Thursday, 27 October 2011 at 12:44, Reuters, Singapore

The euro/dollar cross currency basis swap had widened to minus 80.62 in late September. (REUTERS)
The cost of dollar borrowing implied by cross currency basis swaps was little changed on Thursday after euro zone leaders struck a deal with private bondholders on a writedown of their Greek bond holdings.
The bid rate on one-year euro/dollar cross currency basis swaps, which effectively allow banks to borrow dollars in exchange for the euro as collateral, last stood at minus 68.8, staying within October's range of minus 77.3 to minus 64 .

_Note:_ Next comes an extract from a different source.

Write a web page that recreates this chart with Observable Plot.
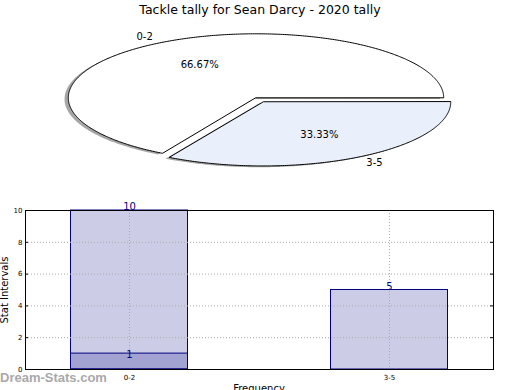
<!DOCTYPE html>
<html>
<head>
<meta charset="utf-8">
<script src="https://cdn.jsdelivr.net/npm/d3@7"></script>
<script src="https://cdn.jsdelivr.net/npm/@observablehq/plot@0.6"></script>
<style>
  html, body { margin: 0; padding: 0; background: #fff; overflow: hidden; }
  #wrap { position: relative; width: 520px; height: 390px; font-family: "DejaVu Sans", sans-serif; }
  #wrap > * { position: absolute; }
  .title { left: 0; width: 520px; top: 2px; text-align: center; font-size: 12.5px; line-height: 16px; color: #000; }
  .ylab { left: -36px; top: 284px; width: 82px; text-align: center; font-size: 10px; line-height: 12px; transform: rotate(-90deg); }
  .xlab { left: 0; width: 518px; top: 383px; text-align: center; font-size: 10px; line-height: 12px; }
  .wm { left: 0; top: 370px; font-family: "Liberation Sans", sans-serif; font-weight: bold; font-size: 13px; line-height: 16px; color: #a9a9a9; }
</style>
</head>
<body>
<div id="wrap"></div>
<script>
// ---- data ----
const title = "Tackle tally for Sean Darcy - 2020 tally";
const categories = ["0-2", "3-5"];
const tallies = [10, 5];          // main bars / pie values
const overlay = [1, 0];           // second (overlaid) bar series
const sliceColors = ["#ffffff", "#eaf0fb"];
const explode = [0, 0.075];
const yTicks = [0, 2, 4, 6, 8, 10];

const wrap = document.getElementById("wrap");

// ---- pie (ellipse) ----
const total = d3.sum(tallies);
let acc = 0;
const slices = tallies.map((v, i) => {
  const a0 = acc / total * 2 * Math.PI;
  acc += v;
  const a1 = acc / total * 2 * Math.PI;
  const mid = (a0 + a1) / 2;
  const ox = explode[i] * Math.cos(mid), oy = explode[i] * Math.sin(mid);
  const pts = [{x: ox, y: oy}];
  const n = Math.max(2, Math.ceil((a1 - a0) / 0.01));
  for (let k = 0; k <= n; k++) {
    const t = a0 + (a1 - a0) * k / n;
    pts.push({x: ox + Math.cos(t), y: oy + Math.sin(t)});
  }
  return {
    cat: categories[i], v, i, pts, mid, ox, oy,
    pct: (v / total * 100).toFixed(2) + "%"
  };
});

const shadowMarks = slices.map(s =>
  Plot.line(s.pts.map(p => ({x: p.x - 0.02, y: p.y - 0.02})), {
    x: "x", y: "y", curve: "linear-closed", fill: "#4d4d4d", fillOpacity: 0.5, stroke: "none"
  })
);
const sliceMarks = slices.map(s =>
  Plot.line(s.pts, {
    x: "x", y: "y", curve: "linear-closed", fill: sliceColors[s.i], stroke: "#000", strokeWidth: 1
  })
);
const catLabels = slices.map(s => ({
  x: s.ox + 1.1 * Math.cos(s.mid), y: s.oy + 1.1 * Math.sin(s.mid), text: s.cat,
  anchor: Math.cos(s.mid) < 0 ? "end" : "start"
}));
const pctLabels = slices.map(s => ({
  x: s.ox + 0.6 * Math.cos(s.mid), y: s.oy + 0.6 * Math.sin(s.mid), text: s.pct
}));

const pie = Plot.plot({
  width: 520, height: 185,
  x: {domain: [-1, 1], range: [67.8, 443.2], axis: null},
  y: {domain: [-1, 1], range: [161.3, 33.3], axis: null},
  style: {fontFamily: "DejaVu Sans", background: "transparent", overflow: "visible"},
  marks: [
    ...shadowMarks,
    ...sliceMarks,
    Plot.text(catLabels.filter(d => d.anchor === "end"), {x: "x", y: "y", text: "text", textAnchor: "end", fontSize: 10, fill: "#000"}),
    Plot.text(catLabels.filter(d => d.anchor === "start"), {x: "x", y: "y", text: "text", textAnchor: "start", fontSize: 10, fill: "#000"}),
    Plot.text(pctLabels, {x: "x", y: "y", text: "text", fontSize: 10, fill: "#000"})
  ]
});
pie.style.left = "0px"; pie.style.top = "0px";
wrap.appendChild(pie);

const t = document.createElement("div");
t.className = "title"; t.textContent = title;
wrap.appendChild(t);

// ---- bar chart ----
const main = categories.map((c, i) => ({i, cat: c, v: tallies[i]}));
const over = categories.map((c, i) => ({i, cat: c, v: overlay[i]})).filter(d => d.v > 0);
const hw = 0.225;

const bar = Plot.plot({
  width: 520, height: 195,
  marginTop: 15, marginBottom: 21, marginLeft: 25, marginRight: 27,
  x: {domain: [-0.4, 1.4]},
  y: {domain: [0, 10]},
  style: {fontFamily: "DejaVu Sans", background: "transparent", overflow: "visible"},
  marks: [
    Plot.rectY(main, {x1: d => d.i - hw, x2: d => d.i + hw, y: "v", fill: "#000080", fillOpacity: 0.2, stroke: "#000080", strokeWidth: 1}),
    Plot.rectY(over, {x1: d => d.i - hw, x2: d => d.i + hw, y: "v", fill: "#000080", fillOpacity: 0.2, stroke: "#000080", strokeWidth: 1}),
    Plot.gridY(yTicks, {stroke: "#aaa", strokeOpacity: 1, strokeDasharray: "1,2"}),
    Plot.gridX([0, 1], {stroke: "#aaa", strokeOpacity: 1, strokeDasharray: "1,2"}),
    Plot.tickY(yTicks, {y: d => d, stroke: "#000", strokeWidth: 1, insetRight: 465}),
    Plot.tickY(yTicks, {y: d => d, stroke: "#000", strokeWidth: 1, insetLeft: 465}),
    Plot.frame({stroke: "#000", strokeWidth: 1}),
    Plot.axisY(yTicks, {tickSize: 0, tickPadding: 3, fontSize: 7, label: null, fill: "#000"}),
    Plot.axisX([0, 1], {tickFormat: i => categories[i], tickSize: 0, tickPadding: 6, fontSize: 7, label: null, fill: "#000"}),
    Plot.text(main, {x: "i", y: "v", text: d => String(d.v), lineAnchor: "bottom", dy: -0.5, fontSize: 10, fill: "#000080"}),
    Plot.text(over, {x: "i", y: "v", text: d => String(d.v), lineAnchor: "middle", dy: 1, fontSize: 10, fill: "#000080"})
  ]
});
bar.style.left = "0px"; bar.style.top = "195px";
wrap.appendChild(bar);

const yl = document.createElement("div");
yl.className = "ylab"; yl.textContent = "Stat Intervals";
wrap.appendChild(yl);
const xl = document.createElement("div");
xl.className = "xlab"; xl.textContent = "Frequency";
wrap.appendChild(xl);
const wm = document.createElement("div");
wm.className = "wm"; wm.textContent = "Dream-Stats.com";
wrap.appendChild(wm);
</script>
</body>
</html>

The euro/dollar cross currency basis swap had widened to minus 80.62 in late September, the widest since December 2008. At the peak of the global financial crisis in October 2008, the euro/dollar basis swap had widened to minus 139.30.
"It is not as if (dollar funding) conditions are getting tighter each day, but they have not eased all that much either," said Satoshi Okagawa, senior global markets analyst for Sumitomo Mitsui Banking Corporation in Singapore.
Several financial market gauges including those related to dollar funding conditions, point to elevated levels of financial market stress, and pose a contrast to a recent rally in global equity markets, Okagawa said.
"Although global stock markets have rebounded recently, other gauges of market stress, such as European credit default swaps as well as yield spreads between German bonds and other euro zone debt, have not moved that much," he said.
Euro zone leaders struck a deal with private banks and insurers on Thursday for them to accept a 50 per cent loss on their Greek government bonds under a plan to lower Greece's debt burden and try to contain the two-year-old euro zone crisis.